== Written problem ==
Will you output all of the data below exactly, omitting the images?

___ Data lines ___

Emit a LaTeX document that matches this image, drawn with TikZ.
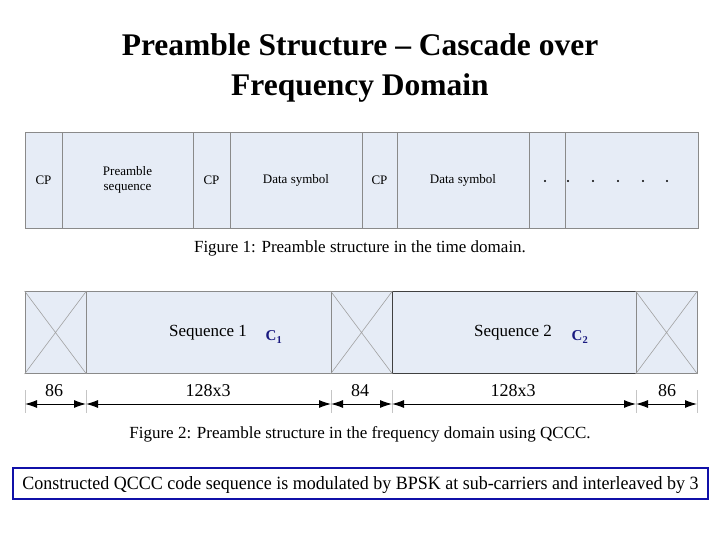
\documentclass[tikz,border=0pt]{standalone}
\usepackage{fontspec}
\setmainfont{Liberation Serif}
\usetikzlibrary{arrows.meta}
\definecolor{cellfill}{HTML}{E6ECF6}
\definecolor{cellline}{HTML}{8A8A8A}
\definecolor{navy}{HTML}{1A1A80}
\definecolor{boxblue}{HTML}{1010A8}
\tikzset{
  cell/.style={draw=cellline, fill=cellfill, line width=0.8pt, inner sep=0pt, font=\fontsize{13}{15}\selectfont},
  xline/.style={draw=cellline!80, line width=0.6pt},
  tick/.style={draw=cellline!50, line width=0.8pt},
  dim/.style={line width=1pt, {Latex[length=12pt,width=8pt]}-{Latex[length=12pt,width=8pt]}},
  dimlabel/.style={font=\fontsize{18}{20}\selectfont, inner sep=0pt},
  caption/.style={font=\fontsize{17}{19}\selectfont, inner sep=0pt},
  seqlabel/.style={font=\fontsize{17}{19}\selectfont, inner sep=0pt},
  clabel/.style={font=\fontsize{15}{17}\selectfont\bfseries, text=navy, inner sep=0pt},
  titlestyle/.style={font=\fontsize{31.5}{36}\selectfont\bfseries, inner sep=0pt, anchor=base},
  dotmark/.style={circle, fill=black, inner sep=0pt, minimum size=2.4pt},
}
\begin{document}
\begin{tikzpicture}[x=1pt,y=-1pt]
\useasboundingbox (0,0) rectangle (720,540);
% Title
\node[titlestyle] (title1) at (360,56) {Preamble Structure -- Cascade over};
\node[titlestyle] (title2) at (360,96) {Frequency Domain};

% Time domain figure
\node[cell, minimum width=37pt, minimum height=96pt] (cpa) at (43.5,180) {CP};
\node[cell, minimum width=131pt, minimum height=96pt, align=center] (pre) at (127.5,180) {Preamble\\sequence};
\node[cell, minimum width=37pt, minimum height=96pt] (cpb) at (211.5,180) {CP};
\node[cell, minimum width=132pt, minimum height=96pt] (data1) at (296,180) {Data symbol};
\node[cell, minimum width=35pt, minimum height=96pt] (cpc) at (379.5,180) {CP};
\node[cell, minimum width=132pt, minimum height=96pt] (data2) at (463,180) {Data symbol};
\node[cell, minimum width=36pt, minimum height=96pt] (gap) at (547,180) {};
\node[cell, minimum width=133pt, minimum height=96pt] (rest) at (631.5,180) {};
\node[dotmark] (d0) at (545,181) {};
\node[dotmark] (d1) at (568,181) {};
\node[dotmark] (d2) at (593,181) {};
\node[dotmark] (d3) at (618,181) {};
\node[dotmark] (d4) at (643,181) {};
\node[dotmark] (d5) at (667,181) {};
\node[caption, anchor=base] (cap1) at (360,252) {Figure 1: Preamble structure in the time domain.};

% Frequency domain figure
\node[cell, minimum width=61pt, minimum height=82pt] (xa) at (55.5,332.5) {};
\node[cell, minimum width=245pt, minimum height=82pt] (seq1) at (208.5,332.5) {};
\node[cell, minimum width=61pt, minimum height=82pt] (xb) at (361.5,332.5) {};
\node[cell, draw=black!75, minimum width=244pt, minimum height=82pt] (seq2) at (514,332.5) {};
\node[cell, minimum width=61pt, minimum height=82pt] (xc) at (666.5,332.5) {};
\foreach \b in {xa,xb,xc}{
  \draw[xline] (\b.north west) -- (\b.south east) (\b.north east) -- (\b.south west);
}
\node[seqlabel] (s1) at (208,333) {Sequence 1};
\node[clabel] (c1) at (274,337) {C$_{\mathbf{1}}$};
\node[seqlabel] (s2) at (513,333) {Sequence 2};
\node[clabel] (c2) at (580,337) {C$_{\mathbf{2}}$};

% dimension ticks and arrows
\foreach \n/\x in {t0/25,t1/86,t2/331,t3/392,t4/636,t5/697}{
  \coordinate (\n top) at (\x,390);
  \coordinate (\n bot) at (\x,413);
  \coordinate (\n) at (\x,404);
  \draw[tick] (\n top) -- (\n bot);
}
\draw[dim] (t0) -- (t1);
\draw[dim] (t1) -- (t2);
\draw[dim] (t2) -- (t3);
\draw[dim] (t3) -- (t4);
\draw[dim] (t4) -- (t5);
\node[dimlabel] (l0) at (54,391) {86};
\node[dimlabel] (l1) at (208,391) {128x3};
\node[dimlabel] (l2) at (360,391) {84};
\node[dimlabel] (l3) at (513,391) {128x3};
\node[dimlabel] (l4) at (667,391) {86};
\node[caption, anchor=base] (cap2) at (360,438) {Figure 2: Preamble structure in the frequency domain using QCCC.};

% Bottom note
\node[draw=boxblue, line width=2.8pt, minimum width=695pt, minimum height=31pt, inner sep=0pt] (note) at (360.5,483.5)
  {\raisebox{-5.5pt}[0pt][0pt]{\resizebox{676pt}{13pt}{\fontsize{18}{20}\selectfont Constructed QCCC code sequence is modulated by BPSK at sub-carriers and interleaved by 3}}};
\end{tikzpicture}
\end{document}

___

== Answer to this problem ==
Emit a LaTeX document that matches this image, drawn with TikZ.
\documentclass[tikz,border=0pt]{standalone}
\usepackage{fontspec}
\setmainfont{Liberation Serif}
\usetikzlibrary{arrows.meta}
\definecolor{cellfill}{HTML}{E6ECF6}
\definecolor{cellline}{HTML}{8A8A8A}
\definecolor{navy}{HTML}{1A1A80}
\definecolor{boxblue}{HTML}{1010A8}
\tikzset{
  cell/.style={draw=cellline, fill=cellfill, line width=0.8pt, inner sep=0pt, font=\fontsize{13}{15}\selectfont},
  xline/.style={draw=cellline!80, line width=0.6pt},
  tick/.style={draw=cellline!50, line width=0.8pt},
  dim/.style={line width=1pt, {Latex[length=12pt,width=8pt]}-{Latex[length=12pt,width=8pt]}},
  dimlabel/.style={font=\fontsize{18}{20}\selectfont, inner sep=0pt},
  caption/.style={font=\fontsize{17}{19}\selectfont, inner sep=0pt},
  seqlabel/.style={font=\fontsize{17}{19}\selectfont, inner sep=0pt},
  clabel/.style={font=\fontsize{15}{17}\selectfont\bfseries, text=navy, inner sep=0pt},
  titlestyle/.style={font=\fontsize{31.5}{36}\selectfont\bfseries, inner sep=0pt, anchor=base},
  dotmark/.style={circle, fill=black, inner sep=0pt, minimum size=2.4pt},
}
\begin{document}
\begin{tikzpicture}[x=1pt,y=-1pt]
\useasboundingbox (0,0) rectangle (720,540);
% Title
\node[titlestyle] (title1) at (360,56) {Preamble Structure -- Cascade over};
\node[titlestyle] (title2) at (360,96) {Frequency Domain};

% Time domain figure
\node[cell, minimum width=37pt, minimum height=96pt] (cpa) at (43.5,180) {CP};
\node[cell, minimum width=131pt, minimum height=96pt, align=center] (pre) at (127.5,180) {Preamble\\sequence};
\node[cell, minimum width=37pt, minimum height=96pt] (cpb) at (211.5,180) {CP};
\node[cell, minimum width=132pt, minimum height=96pt] (data1) at (296,180) {Data symbol};
\node[cell, minimum width=35pt, minimum height=96pt] (cpc) at (379.5,180) {CP};
\node[cell, minimum width=132pt, minimum height=96pt] (data2) at (463,180) {Data symbol};
\node[cell, minimum width=36pt, minimum height=96pt] (gap) at (547,180) {};
\node[cell, minimum width=133pt, minimum height=96pt] (rest) at (631.5,180) {};
\node[dotmark] (d0) at (545,181) {};
\node[dotmark] (d1) at (568,181) {};
\node[dotmark] (d2) at (593,181) {};
\node[dotmark] (d3) at (618,181) {};
\node[dotmark] (d4) at (643,181) {};
\node[dotmark] (d5) at (667,181) {};
\node[caption, anchor=base] (cap1) at (360,252) {Figure 1: Preamble structure in the time domain.};

% Frequency domain figure
\node[cell, minimum width=61pt, minimum height=82pt] (xa) at (55.5,332.5) {};
\node[cell, minimum width=245pt, minimum height=82pt] (seq1) at (208.5,332.5) {};
\node[cell, minimum width=61pt, minimum height=82pt] (xb) at (361.5,332.5) {};
\node[cell, draw=black!75, minimum width=244pt, minimum height=82pt] (seq2) at (514,332.5) {};
\node[cell, minimum width=61pt, minimum height=82pt] (xc) at (666.5,332.5) {};
\foreach \b in {xa,xb,xc}{
  \draw[xline] (\b.north west) -- (\b.south east) (\b.north east) -- (\b.south west);
}
\node[seqlabel] (s1) at (208,333) {Sequence 1};
\node[clabel] (c1) at (274,337) {C$_{\mathbf{1}}$};
\node[seqlabel] (s2) at (513,333) {Sequence 2};
\node[clabel] (c2) at (580,337) {C$_{\mathbf{2}}$};

% dimension ticks and arrows
\foreach \n/\x in {t0/25,t1/86,t2/331,t3/392,t4/636,t5/697}{
  \coordinate (\n top) at (\x,390);
  \coordinate (\n bot) at (\x,413);
  \coordinate (\n) at (\x,404);
  \draw[tick] (\n top) -- (\n bot);
}
\draw[dim] (t0) -- (t1);
\draw[dim] (t1) -- (t2);
\draw[dim] (t2) -- (t3);
\draw[dim] (t3) -- (t4);
\draw[dim] (t4) -- (t5);
\node[dimlabel] (l0) at (54,391) {86};
\node[dimlabel] (l1) at (208,391) {128x3};
\node[dimlabel] (l2) at (360,391) {84};
\node[dimlabel] (l3) at (513,391) {128x3};
\node[dimlabel] (l4) at (667,391) {86};
\node[caption, anchor=base] (cap2) at (360,438) {Figure 2: Preamble structure in the frequency domain using QCCC.};

% Bottom note
\node[draw=boxblue, line width=2.8pt, minimum width=695pt, minimum height=31pt, inner sep=0pt] (note) at (360.5,483.5)
  {\raisebox{-5.5pt}[0pt][0pt]{\resizebox{676pt}{13pt}{\fontsize{18}{20}\selectfont Constructed QCCC code sequence is modulated by BPSK at sub-carriers and interleaved by 3}}};
\end{tikzpicture}
\end{document}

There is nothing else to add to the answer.